INSTRUCTIONS FOR THE TASK: Retype exactly the lines from the first one through the line with "text=ink] (title) at", including both ends; skip any pictures.

GIVEN MATERIAL:
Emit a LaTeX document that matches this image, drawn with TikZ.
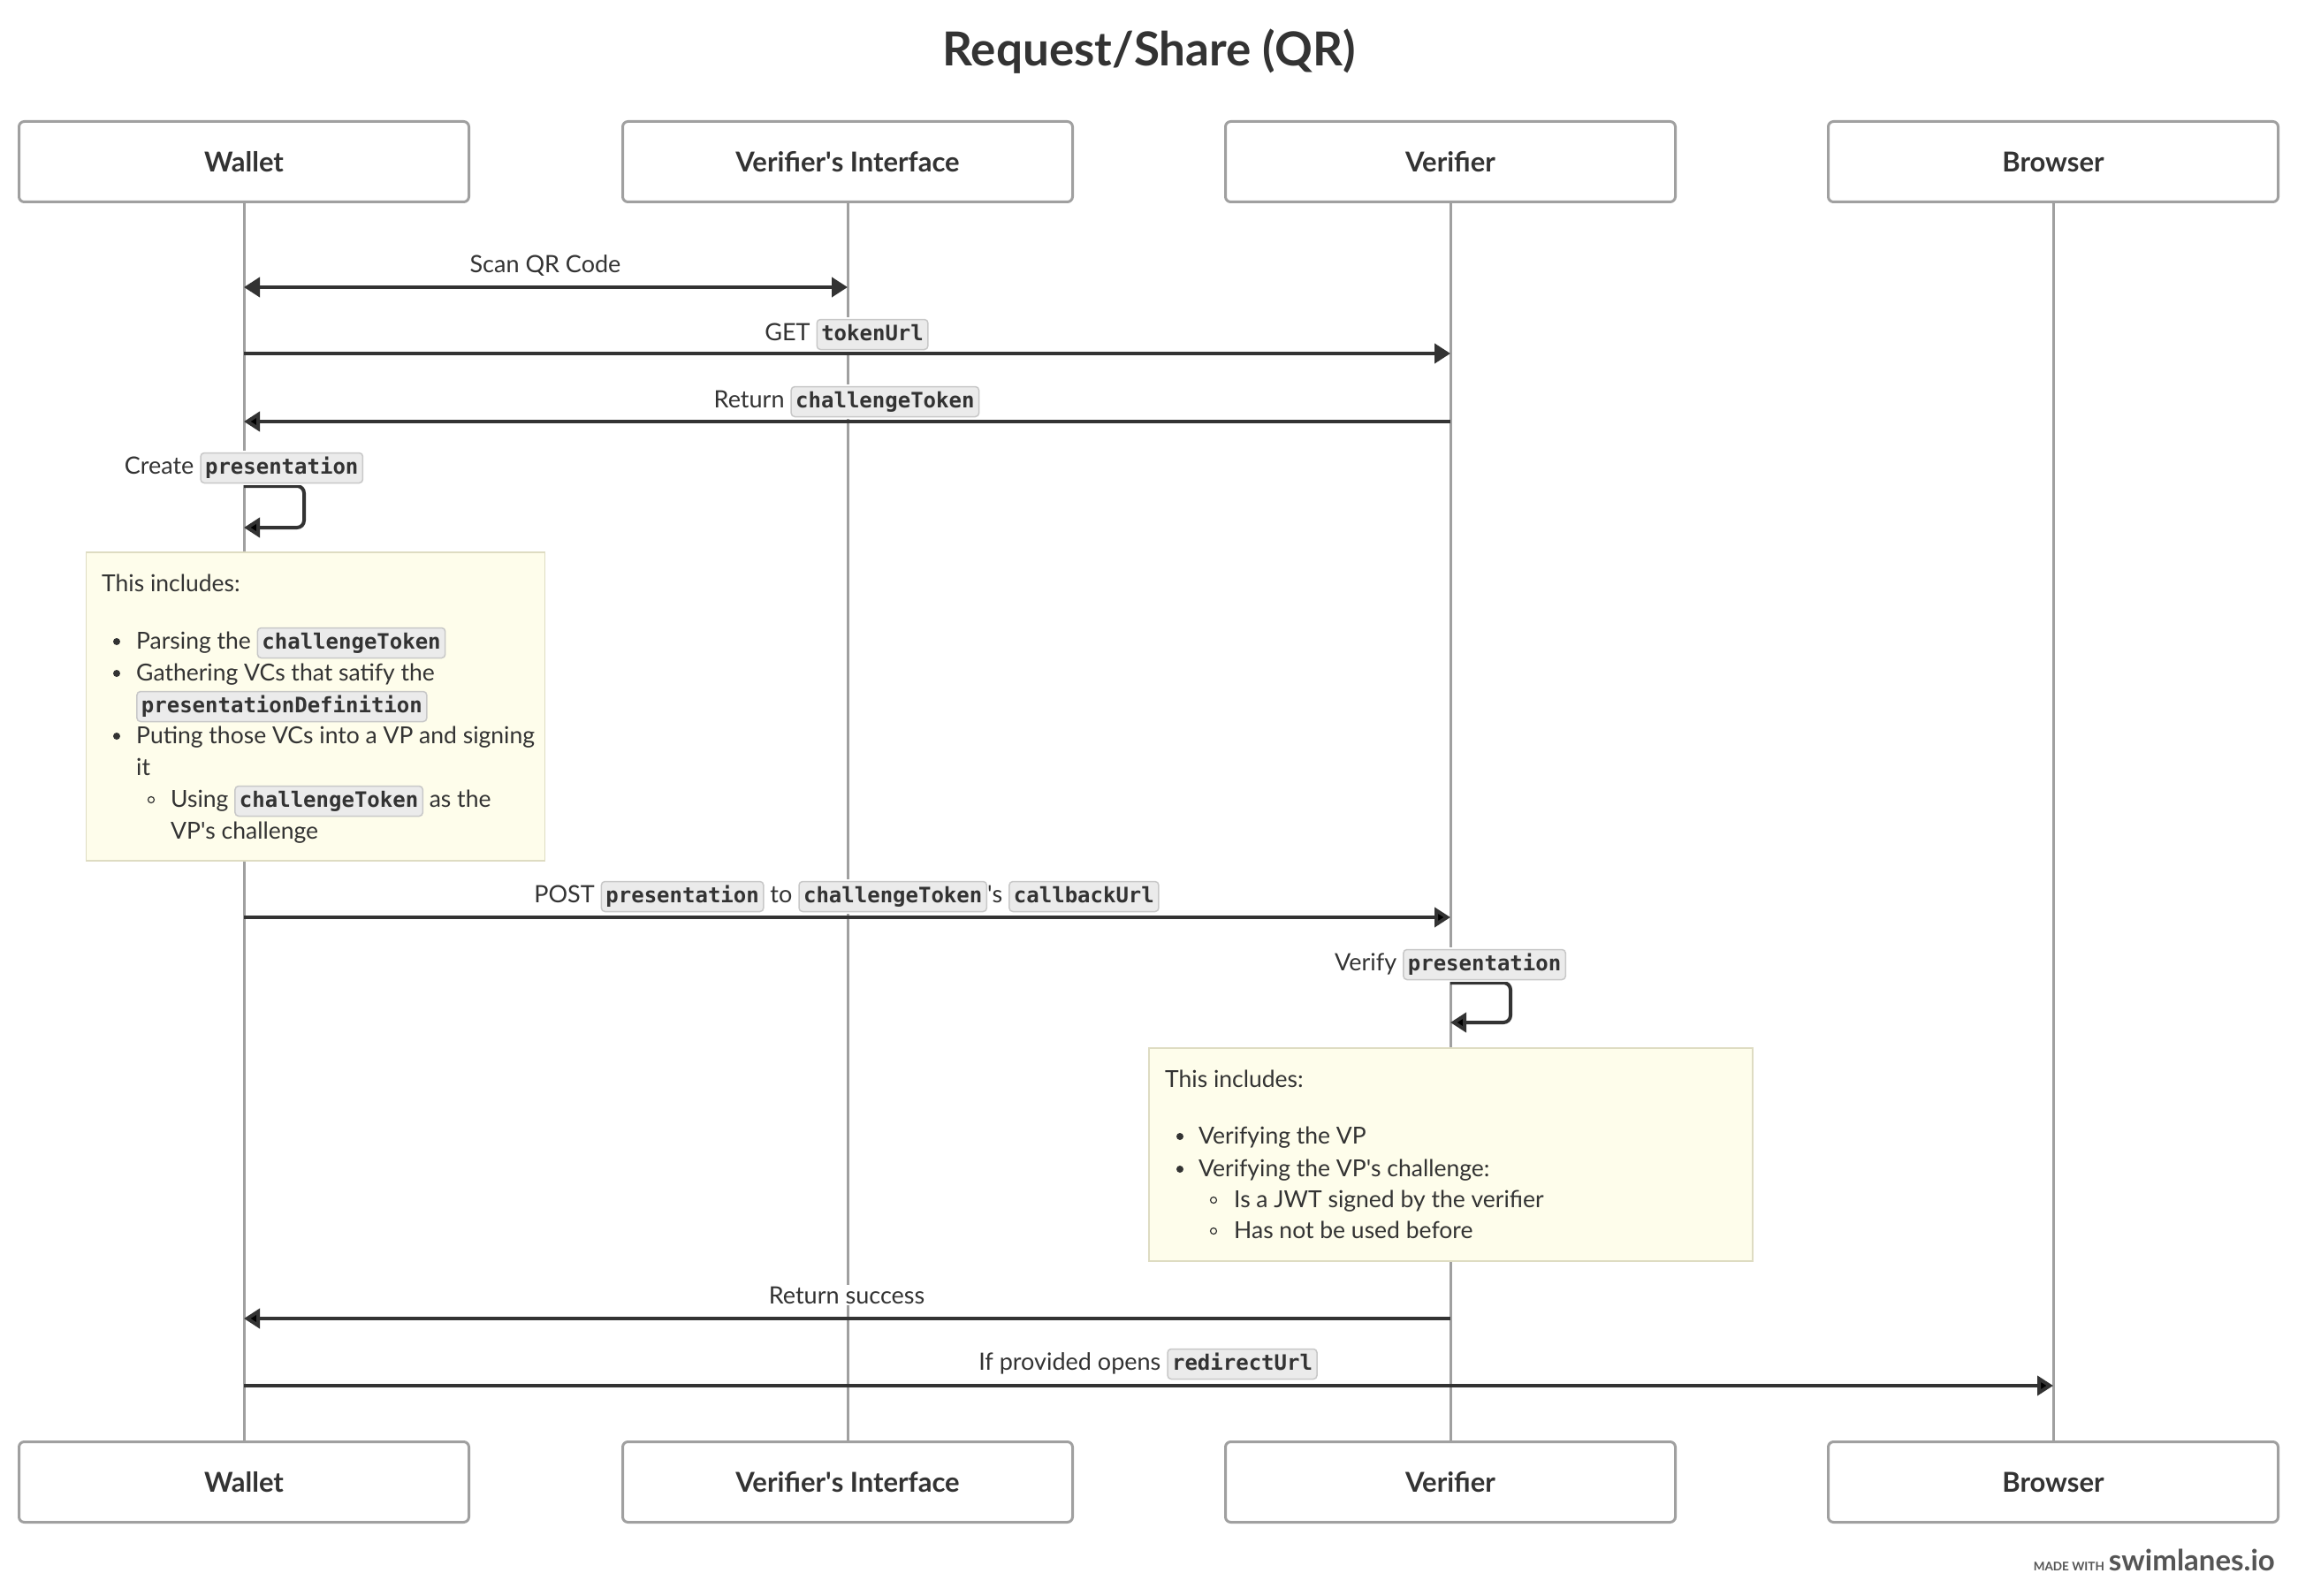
\documentclass[tikz,border=0pt]{standalone}
\usepackage{fontspec}
\setmainfont{Lato}
\newfontfamily\monofont{DejaVu Sans Mono}
\usetikzlibrary{arrows.meta}
\definecolor{ink}{HTML}{333333}
\definecolor{boxgray}{HTML}{A0A0A0}
\definecolor{lifegray}{HTML}{A0A0A0}
\definecolor{notefill}{HTML}{FEFDEB}
\definecolor{notebord}{HTML}{DEDCC2}
\definecolor{pillfill}{HTML}{EBEBEB}
\definecolor{pillbord}{HTML}{C8C8C8}
\definecolor{footgray}{HTML}{555555}
\tikzset{
 actor/.style={draw=boxgray, line width=3pt, fill=white, rounded corners=6pt, minimum width=509pt, minimum height=91pt, font=\fontsize{31}{36}\selectfont\bfseries, text=ink},
 life/.style={draw=lifegray, line width=3pt},
 msg/.style={draw=ink, line width=4pt, -{Triangle[length=18pt,width=22pt]}},
 dmsg/.style={draw=ink, line width=4pt, {Triangle[length=18pt,width=22pt]}-{Triangle[length=18pt,width=22pt]}},
 lbl/.style={font=\fontsize{27}{32}\selectfont, text=ink, fill=white, inner sep=2pt, anchor=base},
 note/.style={draw=notebord, line width=1.5pt, fill=notefill},
 ntxt/.style={font=\fontsize{26.5}{32}\selectfont, text=ink, anchor=base west, inner sep=0pt},
 pill/.style={draw=pillbord, fill=pillfill, line width=1.5pt, rounded corners=4pt, inner xsep=5pt, inner ysep=5.5pt, text height=18pt, text depth=5pt, font={\monofont\fontsize{24}{24}\selectfont\bfseries}, text=ink, anchor=base},
 dot/.style={fill=ink, draw=none, circle, inner sep=0pt, minimum size=8pt},
 ring/.style={draw=ink, line width=1.2pt, fill=none, circle, inner sep=0pt, minimum size=7pt},
}
\newcommand\cpill[1]{\tikz[baseline=(cc.base)]\node[pill](cc){#1};}
\newcommand\apos{\textquotesingle}
\begin{document}
\begin{tikzpicture}[x=1pt,y=-1pt]
\useasboundingbox (0,0) rectangle (2600,1806);
\fill[white] (0,0) rectangle (2600,1806);

\node[font=\fontsize{53}{60}\selectfont\bfseries, text=ink] (title) at (1300,58) {Request/Share (QR)};

% actors
\node[actor] (wallet) at (276,183) {Wallet};
\node[actor] (iface) at (959,183) {Verifier\apos s Interface};
\node[actor] (verif) at (1641,183) {Verifier};
\node[actor] (brow) at (2323,183) {Browser};
\node[actor] (walletB) at (276,1677) {Wallet};
\node[actor] (ifaceB) at (959,1677) {Verifier\apos s Interface};
\node[actor] (verifB) at (1641,1677) {Verifier};
\node[actor] (browB) at (2323,1677) {Browser};

% lifelines
\draw[life] (wallet.south) -- (walletB.north);
\draw[life] (iface.south) -- (ifaceB.north);
\draw[life] (verif.south) -- (verifB.north);
\draw[life] (brow.south) -- (browB.north);

% coordinates on lifelines
\coordinate (w1) at (276,325); \coordinate (i1) at (959,325);
\coordinate (w2) at (276,400); \coordinate (v2) at (1641,400);
\coordinate (w3) at (276,477); \coordinate (v3) at (1641,477);
\coordinate (w4a) at (276,550); \coordinate (w4b) at (276,597);
\coordinate (w6) at (276,1038); \coordinate (v6) at (1641,1038);
\coordinate (v7a) at (1641,1112); \coordinate (v7b) at (1641,1157);
\coordinate (w9) at (276,1492); \coordinate (v9) at (1641,1492);
\coordinate (w10) at (276,1568); \coordinate (b10) at (2323,1568);

% messages
\draw[dmsg] (w1) -- (i1);
\node[lbl] (l1) at (617,308) {Scan QR Code};

\draw[msg] (w2) -- (v2);
\node[lbl] (l2) at (958,385) {GET \cpill{tokenUrl}};

\draw[msg] (v3) -- (w3);
\node[lbl] (l3) at (958,461) {Return \cpill{challengeToken}};

\draw[msg, rounded corners=8pt] (w4a) -- ++(68,0) -- ++(0,47) -- (w4b);
\node[lbl] (l4) at (276,536) {Create \cpill{presentation}};

% note 1
\node[note, minimum width=519pt, minimum height=349pt, inner sep=0pt] (n1) at (357,799.5) {};
\node[ntxt] (n1a) at (115,669) {This includes:};
\node[dot] (n1b1) at (132,726) {};
\node[ntxt] (n1b) at (154,734) {Parsing the \cpill{challengeToken}};
\node[dot] (n1c1) at (132,762) {};
\node[ntxt] (n1c) at (154,770) {Gathering VCs that satify the};
\node[ntxt] (n1d) at (154,806) {\cpill{presentationDefinition}};
\node[dot] (n1e1) at (132,833) {};
\node[ntxt] (n1e) at (154,841) {Puting those VCs into a VP and signing};
\node[ntxt] (n1f) at (154,877) {it};
\node[ring] (n1g1) at (171,905) {};
\node[ntxt] (n1g) at (193,913) {Using \cpill{challengeToken} as the};
\node[ntxt] (n1h) at (193,949) {VP\apos s challenge};

\draw[msg] (w6) -- (v6);
\node[lbl] (l6) at (958,1021) {POST \cpill{presentation} to \cpill{challengeToken}\apos s \cpill{callbackUrl}};

\draw[msg, rounded corners=8pt] (v7a) -- ++(68,0) -- ++(0,45) -- (v7b);
\node[lbl] (l7) at (1641,1098) {Verify \cpill{presentation}};

% note 2
\node[note, minimum width=683pt, minimum height=241pt, inner sep=0pt] (n2) at (1641.5,1306.5) {};
\node[ntxt] (n2a) at (1318,1230) {This includes:};
\node[dot] (n2b1) at (1335,1286) {};
\node[ntxt] (n2b) at (1356,1294) {Verifying the VP};
\node[dot] (n2c1) at (1335,1323) {};
\node[ntxt] (n2c) at (1356,1331) {Verifying the VP\apos s challenge:};
\node[ring] (n2d1) at (1373,1358) {};
\node[ntxt] (n2d) at (1396,1366) {Is a JWT signed by the verifier};
\node[ring] (n2e1) at (1373,1393) {};
\node[ntxt] (n2e) at (1396,1401) {Has not be used before};

\draw[msg] (v9) -- (w9);
\node[lbl] (l9) at (958,1475) {Return success};

\draw[msg] (w10) -- (b10);
\node[lbl] (l10) at (1299,1550) {If provided opens \cpill{redirectUrl}};

% footer
\node[anchor=base east, text=footgray, inner sep=0pt] (foot) at (2574,1777) {{\fontsize{13.5}{14}\selectfont\bfseries MADE WITH}\hspace{5pt}{\fontsize{33}{36}\selectfont\bfseries swimlanes.io}};
\end{tikzpicture}
\end{document}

PROBLEM SOLUTION:
Emit a LaTeX document that matches this image, drawn with TikZ.
\documentclass[tikz,border=0pt]{standalone}
\usepackage{fontspec}
\setmainfont{Lato}
\newfontfamily\monofont{DejaVu Sans Mono}
\usetikzlibrary{arrows.meta}
\definecolor{ink}{HTML}{333333}
\definecolor{boxgray}{HTML}{A0A0A0}
\definecolor{lifegray}{HTML}{A0A0A0}
\definecolor{notefill}{HTML}{FEFDEB}
\definecolor{notebord}{HTML}{DEDCC2}
\definecolor{pillfill}{HTML}{EBEBEB}
\definecolor{pillbord}{HTML}{C8C8C8}
\definecolor{footgray}{HTML}{555555}
\tikzset{
 actor/.style={draw=boxgray, line width=3pt, fill=white, rounded corners=6pt, minimum width=509pt, minimum height=91pt, font=\fontsize{31}{36}\selectfont\bfseries, text=ink},
 life/.style={draw=lifegray, line width=3pt},
 msg/.style={draw=ink, line width=4pt, -{Triangle[length=18pt,width=22pt]}},
 dmsg/.style={draw=ink, line width=4pt, {Triangle[length=18pt,width=22pt]}-{Triangle[length=18pt,width=22pt]}},
 lbl/.style={font=\fontsize{27}{32}\selectfont, text=ink, fill=white, inner sep=2pt, anchor=base},
 note/.style={draw=notebord, line width=1.5pt, fill=notefill},
 ntxt/.style={font=\fontsize{26.5}{32}\selectfont, text=ink, anchor=base west, inner sep=0pt},
 pill/.style={draw=pillbord, fill=pillfill, line width=1.5pt, rounded corners=4pt, inner xsep=5pt, inner ysep=5.5pt, text height=18pt, text depth=5pt, font={\monofont\fontsize{24}{24}\selectfont\bfseries}, text=ink, anchor=base},
 dot/.style={fill=ink, draw=none, circle, inner sep=0pt, minimum size=8pt},
 ring/.style={draw=ink, line width=1.2pt, fill=none, circle, inner sep=0pt, minimum size=7pt},
}
\newcommand\cpill[1]{\tikz[baseline=(cc.base)]\node[pill](cc){#1};}
\newcommand\apos{\textquotesingle}
\begin{document}
\begin{tikzpicture}[x=1pt,y=-1pt]
\useasboundingbox (0,0) rectangle (2600,1806);
\fill[white] (0,0) rectangle (2600,1806);

\node[font=\fontsize{53}{60}\selectfont\bfseries, text=ink] (title) at (1300,58) {Request/Share (QR)};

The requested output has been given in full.